# WHAT YOU HAVE TO DO
Report only the number of lines that hold the word "image".

◆ ◆ ◆ ◆

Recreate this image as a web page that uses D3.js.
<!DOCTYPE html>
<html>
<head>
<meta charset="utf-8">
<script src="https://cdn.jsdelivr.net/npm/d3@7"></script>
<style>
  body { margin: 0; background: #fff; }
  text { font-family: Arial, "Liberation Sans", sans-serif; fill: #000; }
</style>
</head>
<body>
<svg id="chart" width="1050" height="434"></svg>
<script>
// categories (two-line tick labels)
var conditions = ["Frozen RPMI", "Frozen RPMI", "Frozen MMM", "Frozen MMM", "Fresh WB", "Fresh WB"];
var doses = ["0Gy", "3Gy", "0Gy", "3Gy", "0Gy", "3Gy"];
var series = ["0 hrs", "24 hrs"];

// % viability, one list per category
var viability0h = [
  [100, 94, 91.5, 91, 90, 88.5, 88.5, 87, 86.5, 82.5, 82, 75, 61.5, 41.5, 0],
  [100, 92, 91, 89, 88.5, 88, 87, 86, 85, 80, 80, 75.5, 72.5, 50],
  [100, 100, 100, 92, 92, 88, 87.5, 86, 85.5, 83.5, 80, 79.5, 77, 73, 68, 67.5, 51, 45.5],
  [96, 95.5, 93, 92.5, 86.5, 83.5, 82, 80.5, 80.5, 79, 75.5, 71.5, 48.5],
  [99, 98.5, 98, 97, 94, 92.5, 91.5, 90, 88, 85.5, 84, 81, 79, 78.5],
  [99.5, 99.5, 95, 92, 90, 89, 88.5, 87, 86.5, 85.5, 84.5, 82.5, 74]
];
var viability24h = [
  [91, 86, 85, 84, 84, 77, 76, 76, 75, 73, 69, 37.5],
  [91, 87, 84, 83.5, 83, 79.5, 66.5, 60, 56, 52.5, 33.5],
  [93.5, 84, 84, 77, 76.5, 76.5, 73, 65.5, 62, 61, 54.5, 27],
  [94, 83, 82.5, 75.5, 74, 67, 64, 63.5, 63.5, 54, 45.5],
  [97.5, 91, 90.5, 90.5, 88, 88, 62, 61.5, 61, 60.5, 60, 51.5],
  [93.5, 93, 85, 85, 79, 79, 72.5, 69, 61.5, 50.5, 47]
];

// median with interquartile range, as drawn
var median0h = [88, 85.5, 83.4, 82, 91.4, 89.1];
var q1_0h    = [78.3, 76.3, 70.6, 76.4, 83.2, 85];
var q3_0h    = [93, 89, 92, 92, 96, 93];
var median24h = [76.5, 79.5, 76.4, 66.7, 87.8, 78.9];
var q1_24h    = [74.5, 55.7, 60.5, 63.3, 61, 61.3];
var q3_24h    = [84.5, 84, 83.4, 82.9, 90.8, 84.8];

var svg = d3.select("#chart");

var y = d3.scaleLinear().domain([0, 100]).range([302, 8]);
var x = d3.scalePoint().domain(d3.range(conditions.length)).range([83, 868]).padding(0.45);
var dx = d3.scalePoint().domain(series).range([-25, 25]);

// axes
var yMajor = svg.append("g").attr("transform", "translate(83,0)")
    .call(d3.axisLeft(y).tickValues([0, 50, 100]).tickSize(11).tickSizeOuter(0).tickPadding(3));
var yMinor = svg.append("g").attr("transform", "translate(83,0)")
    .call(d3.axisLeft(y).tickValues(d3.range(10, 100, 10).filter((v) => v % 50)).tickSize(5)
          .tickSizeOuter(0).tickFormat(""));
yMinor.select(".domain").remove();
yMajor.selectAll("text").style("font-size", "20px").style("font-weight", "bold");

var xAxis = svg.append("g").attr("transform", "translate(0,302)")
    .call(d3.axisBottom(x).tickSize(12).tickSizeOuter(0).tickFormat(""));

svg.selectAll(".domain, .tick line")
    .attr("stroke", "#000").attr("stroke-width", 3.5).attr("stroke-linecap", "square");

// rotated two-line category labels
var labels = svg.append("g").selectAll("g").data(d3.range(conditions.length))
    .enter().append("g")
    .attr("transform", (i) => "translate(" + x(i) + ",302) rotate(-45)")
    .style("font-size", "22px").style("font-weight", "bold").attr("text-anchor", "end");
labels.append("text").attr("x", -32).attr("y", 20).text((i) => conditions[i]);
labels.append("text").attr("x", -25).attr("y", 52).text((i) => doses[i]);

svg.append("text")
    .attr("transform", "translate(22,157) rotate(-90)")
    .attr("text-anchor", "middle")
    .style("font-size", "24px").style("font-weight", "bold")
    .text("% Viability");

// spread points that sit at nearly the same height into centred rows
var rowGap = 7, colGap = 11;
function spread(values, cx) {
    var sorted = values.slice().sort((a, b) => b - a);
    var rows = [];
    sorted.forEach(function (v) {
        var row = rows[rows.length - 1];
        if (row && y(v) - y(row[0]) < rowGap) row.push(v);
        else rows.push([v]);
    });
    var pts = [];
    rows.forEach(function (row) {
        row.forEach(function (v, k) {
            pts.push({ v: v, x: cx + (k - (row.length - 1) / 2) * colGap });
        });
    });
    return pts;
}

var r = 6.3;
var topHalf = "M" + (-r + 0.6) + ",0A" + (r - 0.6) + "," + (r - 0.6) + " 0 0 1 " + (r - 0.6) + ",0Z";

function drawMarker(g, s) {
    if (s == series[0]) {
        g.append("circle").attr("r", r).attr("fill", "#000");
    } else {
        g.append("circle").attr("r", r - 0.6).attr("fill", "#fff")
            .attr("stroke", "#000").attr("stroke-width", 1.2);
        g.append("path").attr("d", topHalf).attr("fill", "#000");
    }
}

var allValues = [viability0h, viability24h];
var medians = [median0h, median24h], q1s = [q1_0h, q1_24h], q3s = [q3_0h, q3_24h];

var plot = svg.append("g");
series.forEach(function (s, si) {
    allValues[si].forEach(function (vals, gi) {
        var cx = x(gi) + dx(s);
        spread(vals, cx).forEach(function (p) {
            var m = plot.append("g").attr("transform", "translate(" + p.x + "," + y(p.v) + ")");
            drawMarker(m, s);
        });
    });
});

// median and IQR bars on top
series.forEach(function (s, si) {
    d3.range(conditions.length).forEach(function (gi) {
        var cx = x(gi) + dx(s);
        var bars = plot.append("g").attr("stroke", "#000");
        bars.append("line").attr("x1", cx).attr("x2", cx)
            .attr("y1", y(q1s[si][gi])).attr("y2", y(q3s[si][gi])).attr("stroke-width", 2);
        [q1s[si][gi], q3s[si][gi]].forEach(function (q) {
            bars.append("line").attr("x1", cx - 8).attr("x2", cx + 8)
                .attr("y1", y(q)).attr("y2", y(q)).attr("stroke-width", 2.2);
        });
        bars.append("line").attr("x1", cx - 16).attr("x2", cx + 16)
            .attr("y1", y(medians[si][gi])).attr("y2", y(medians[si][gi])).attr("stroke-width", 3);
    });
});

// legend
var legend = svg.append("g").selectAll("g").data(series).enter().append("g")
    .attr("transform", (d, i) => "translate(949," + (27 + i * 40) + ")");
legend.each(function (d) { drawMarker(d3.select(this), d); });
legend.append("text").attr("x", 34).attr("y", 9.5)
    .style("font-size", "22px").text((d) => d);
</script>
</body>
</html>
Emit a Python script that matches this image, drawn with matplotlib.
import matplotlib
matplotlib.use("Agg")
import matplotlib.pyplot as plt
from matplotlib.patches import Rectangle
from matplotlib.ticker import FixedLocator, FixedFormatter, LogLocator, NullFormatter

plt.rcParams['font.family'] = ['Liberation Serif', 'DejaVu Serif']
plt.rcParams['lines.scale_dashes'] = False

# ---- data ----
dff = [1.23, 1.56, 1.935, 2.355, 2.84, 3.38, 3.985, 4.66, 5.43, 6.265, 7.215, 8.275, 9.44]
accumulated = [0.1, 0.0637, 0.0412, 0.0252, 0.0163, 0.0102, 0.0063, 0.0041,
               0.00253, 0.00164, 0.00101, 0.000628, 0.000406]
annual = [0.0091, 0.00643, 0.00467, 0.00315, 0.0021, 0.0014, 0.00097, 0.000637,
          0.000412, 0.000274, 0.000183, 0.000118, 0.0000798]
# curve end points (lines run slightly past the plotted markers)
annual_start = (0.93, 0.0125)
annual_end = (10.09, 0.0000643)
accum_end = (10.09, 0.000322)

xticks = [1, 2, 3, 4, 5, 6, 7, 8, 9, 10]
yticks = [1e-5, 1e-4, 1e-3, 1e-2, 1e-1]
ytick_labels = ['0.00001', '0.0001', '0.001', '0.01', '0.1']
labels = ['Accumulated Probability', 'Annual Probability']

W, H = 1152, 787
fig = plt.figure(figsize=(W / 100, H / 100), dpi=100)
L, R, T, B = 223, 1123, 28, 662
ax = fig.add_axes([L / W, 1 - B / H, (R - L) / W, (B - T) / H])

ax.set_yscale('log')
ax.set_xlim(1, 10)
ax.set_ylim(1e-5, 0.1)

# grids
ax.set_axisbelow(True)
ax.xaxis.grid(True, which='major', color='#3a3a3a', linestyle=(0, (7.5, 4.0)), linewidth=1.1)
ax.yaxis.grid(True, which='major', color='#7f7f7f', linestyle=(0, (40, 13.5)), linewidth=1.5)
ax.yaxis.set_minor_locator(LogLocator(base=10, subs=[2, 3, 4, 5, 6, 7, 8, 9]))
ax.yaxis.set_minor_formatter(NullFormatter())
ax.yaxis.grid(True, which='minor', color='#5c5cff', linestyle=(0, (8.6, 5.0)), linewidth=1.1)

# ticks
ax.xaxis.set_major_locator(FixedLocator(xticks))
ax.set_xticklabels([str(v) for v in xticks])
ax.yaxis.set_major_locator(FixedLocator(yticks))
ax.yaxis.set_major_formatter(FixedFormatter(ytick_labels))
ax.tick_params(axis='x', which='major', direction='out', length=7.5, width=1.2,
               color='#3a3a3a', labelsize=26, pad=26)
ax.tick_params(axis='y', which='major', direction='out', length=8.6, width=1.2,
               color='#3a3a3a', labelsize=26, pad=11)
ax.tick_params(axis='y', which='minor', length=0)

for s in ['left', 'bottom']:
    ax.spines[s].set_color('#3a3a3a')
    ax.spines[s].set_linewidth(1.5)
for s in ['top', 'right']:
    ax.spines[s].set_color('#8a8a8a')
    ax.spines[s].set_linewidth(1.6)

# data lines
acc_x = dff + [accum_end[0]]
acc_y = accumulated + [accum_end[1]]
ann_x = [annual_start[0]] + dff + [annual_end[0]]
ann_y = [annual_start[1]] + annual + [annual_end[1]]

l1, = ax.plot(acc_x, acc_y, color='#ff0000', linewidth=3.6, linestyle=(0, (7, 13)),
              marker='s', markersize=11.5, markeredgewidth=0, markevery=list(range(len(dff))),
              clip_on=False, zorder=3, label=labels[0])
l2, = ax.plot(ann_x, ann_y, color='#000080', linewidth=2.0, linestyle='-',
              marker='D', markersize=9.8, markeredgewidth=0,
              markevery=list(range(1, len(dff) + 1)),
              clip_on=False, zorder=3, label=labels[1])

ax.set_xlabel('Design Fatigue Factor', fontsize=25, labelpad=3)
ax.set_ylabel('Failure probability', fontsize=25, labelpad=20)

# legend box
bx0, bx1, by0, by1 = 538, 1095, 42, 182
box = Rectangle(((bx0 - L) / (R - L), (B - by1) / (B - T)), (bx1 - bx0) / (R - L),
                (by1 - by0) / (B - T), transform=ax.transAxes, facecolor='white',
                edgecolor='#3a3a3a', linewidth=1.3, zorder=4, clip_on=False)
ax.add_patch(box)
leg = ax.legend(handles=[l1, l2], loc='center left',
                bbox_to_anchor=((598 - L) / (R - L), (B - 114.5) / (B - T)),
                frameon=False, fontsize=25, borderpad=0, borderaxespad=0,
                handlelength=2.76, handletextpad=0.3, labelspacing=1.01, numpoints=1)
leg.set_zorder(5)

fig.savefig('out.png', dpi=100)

◆ ◆ ◆ ◆

# WRITTEN ANSWER
2